-- What the task requires --
Among the records below, find each line that includes the string "image" and copy it.

◆ ◆ ◆ ◆ ◆

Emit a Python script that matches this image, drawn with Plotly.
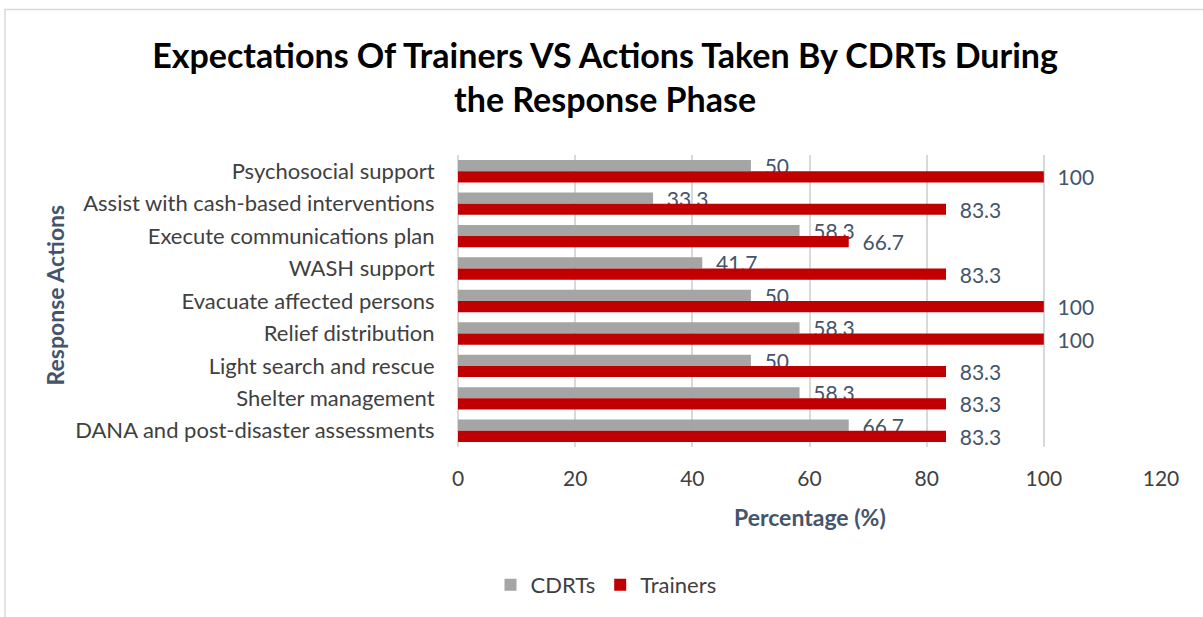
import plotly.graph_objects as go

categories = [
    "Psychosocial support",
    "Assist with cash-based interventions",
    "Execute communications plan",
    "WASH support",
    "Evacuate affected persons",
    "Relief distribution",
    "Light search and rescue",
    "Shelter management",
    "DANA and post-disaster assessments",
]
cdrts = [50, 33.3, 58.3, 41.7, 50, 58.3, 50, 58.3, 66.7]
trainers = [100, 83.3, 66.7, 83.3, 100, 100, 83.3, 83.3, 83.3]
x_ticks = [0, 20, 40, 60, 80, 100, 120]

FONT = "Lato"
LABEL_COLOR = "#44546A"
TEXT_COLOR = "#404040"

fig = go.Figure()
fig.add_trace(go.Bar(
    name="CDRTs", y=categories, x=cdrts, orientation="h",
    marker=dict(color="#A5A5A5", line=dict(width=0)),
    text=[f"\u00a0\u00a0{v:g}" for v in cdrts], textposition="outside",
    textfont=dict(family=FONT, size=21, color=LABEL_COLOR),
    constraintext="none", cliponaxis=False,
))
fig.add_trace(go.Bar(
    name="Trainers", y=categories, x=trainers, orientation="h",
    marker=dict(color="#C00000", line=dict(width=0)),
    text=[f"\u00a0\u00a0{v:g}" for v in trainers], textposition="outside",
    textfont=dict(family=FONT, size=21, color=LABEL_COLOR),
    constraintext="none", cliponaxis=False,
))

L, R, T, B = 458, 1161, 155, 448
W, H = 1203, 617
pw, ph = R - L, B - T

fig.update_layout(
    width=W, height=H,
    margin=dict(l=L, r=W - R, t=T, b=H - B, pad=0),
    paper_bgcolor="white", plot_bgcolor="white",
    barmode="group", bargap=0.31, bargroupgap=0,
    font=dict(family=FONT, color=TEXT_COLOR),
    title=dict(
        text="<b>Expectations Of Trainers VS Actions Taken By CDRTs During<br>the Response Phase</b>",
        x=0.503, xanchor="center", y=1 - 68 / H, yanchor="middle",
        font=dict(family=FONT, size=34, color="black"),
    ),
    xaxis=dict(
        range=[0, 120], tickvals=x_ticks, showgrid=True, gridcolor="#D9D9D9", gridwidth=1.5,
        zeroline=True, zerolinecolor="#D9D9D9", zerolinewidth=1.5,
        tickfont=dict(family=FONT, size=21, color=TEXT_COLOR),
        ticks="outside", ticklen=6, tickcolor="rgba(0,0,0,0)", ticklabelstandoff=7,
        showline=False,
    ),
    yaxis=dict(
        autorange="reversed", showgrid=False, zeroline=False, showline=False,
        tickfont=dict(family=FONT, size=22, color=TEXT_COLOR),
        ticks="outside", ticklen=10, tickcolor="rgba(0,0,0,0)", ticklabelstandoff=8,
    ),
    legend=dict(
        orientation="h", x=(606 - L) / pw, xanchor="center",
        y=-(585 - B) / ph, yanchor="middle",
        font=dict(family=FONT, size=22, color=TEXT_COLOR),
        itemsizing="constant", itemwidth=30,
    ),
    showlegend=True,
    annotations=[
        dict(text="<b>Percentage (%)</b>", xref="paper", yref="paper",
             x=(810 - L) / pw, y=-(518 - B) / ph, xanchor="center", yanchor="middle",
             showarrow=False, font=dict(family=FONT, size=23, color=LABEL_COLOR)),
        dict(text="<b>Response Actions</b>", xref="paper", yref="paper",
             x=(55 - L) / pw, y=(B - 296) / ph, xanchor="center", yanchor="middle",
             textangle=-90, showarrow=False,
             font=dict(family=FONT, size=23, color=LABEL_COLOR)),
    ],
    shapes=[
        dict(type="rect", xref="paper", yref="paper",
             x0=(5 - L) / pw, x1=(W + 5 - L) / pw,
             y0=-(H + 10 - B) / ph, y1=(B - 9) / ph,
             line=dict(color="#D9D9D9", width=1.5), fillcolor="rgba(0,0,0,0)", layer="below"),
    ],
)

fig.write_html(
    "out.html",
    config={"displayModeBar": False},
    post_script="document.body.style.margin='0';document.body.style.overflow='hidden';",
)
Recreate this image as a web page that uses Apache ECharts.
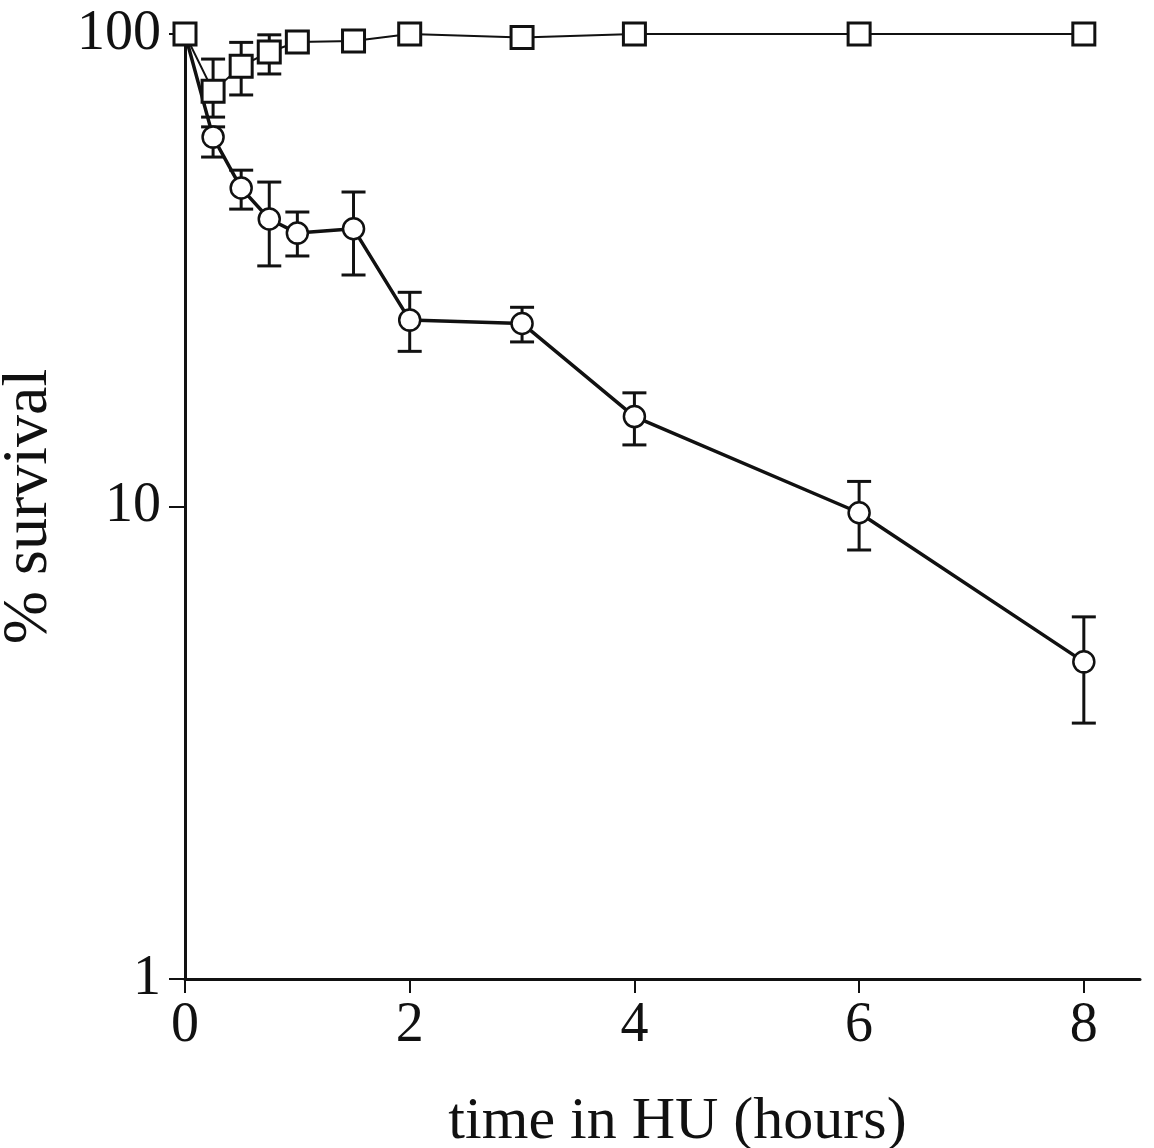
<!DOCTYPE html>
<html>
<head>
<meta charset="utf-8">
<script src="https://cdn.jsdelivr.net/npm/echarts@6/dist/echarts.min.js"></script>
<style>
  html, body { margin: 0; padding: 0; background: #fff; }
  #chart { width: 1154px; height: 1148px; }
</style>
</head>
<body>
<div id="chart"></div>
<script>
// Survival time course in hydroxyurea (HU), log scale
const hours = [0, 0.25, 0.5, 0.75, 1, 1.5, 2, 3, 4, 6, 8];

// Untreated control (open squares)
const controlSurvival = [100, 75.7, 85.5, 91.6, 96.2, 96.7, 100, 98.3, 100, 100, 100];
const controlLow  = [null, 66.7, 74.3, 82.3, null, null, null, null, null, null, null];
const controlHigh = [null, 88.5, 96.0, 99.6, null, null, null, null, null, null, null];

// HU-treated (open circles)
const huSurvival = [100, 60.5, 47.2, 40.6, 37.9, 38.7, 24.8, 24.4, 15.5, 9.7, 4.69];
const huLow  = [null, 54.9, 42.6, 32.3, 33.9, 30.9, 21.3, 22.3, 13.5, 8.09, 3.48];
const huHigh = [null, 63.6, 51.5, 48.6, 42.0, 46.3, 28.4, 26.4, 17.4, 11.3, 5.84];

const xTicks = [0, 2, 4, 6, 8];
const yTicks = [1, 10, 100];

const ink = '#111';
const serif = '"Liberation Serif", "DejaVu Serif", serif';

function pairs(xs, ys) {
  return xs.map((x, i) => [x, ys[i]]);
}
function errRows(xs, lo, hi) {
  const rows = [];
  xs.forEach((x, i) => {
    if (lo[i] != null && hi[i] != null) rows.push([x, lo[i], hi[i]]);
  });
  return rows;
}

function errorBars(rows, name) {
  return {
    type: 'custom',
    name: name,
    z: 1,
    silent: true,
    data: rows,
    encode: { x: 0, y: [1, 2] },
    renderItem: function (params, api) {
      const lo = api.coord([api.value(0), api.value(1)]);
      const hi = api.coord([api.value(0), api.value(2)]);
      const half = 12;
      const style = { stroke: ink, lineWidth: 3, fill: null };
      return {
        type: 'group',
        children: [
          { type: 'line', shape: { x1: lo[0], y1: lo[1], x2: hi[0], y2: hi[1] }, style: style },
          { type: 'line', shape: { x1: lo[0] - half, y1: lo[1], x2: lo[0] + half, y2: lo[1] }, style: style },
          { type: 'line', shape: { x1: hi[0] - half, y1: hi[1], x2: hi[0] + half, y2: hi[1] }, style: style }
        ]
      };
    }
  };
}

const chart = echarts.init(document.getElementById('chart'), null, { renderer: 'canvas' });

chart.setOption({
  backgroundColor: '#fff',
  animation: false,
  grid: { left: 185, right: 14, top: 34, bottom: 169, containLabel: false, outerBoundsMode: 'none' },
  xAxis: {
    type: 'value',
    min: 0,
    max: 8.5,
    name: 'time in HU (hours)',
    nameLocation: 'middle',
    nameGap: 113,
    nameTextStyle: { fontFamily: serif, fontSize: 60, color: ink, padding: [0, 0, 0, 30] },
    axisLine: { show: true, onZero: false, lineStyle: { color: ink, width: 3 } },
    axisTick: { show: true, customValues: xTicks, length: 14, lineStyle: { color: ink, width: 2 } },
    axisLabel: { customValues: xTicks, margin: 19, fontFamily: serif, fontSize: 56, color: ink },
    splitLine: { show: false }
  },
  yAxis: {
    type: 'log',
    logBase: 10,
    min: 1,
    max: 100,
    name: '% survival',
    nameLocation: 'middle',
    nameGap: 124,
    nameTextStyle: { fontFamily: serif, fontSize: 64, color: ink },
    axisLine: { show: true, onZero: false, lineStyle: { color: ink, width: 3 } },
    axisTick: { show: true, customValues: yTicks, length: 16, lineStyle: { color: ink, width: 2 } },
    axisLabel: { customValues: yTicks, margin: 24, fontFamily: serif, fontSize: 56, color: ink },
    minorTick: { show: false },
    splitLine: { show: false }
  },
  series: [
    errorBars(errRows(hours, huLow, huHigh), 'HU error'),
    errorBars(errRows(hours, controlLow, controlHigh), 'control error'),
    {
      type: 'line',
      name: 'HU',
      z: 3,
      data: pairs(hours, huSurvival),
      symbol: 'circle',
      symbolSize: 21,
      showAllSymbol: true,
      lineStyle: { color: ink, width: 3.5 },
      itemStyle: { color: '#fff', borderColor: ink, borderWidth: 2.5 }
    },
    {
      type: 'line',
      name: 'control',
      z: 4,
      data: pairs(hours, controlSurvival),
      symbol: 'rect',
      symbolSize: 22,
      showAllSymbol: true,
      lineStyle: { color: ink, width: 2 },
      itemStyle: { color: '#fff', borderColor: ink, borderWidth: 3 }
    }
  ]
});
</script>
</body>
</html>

◆ ◆ ◆ ◆ ◆

-- Exercise response --
Emit a Python script that matches this image, drawn with Plotly.
Recreate this image as a web page that uses Apache ECharts.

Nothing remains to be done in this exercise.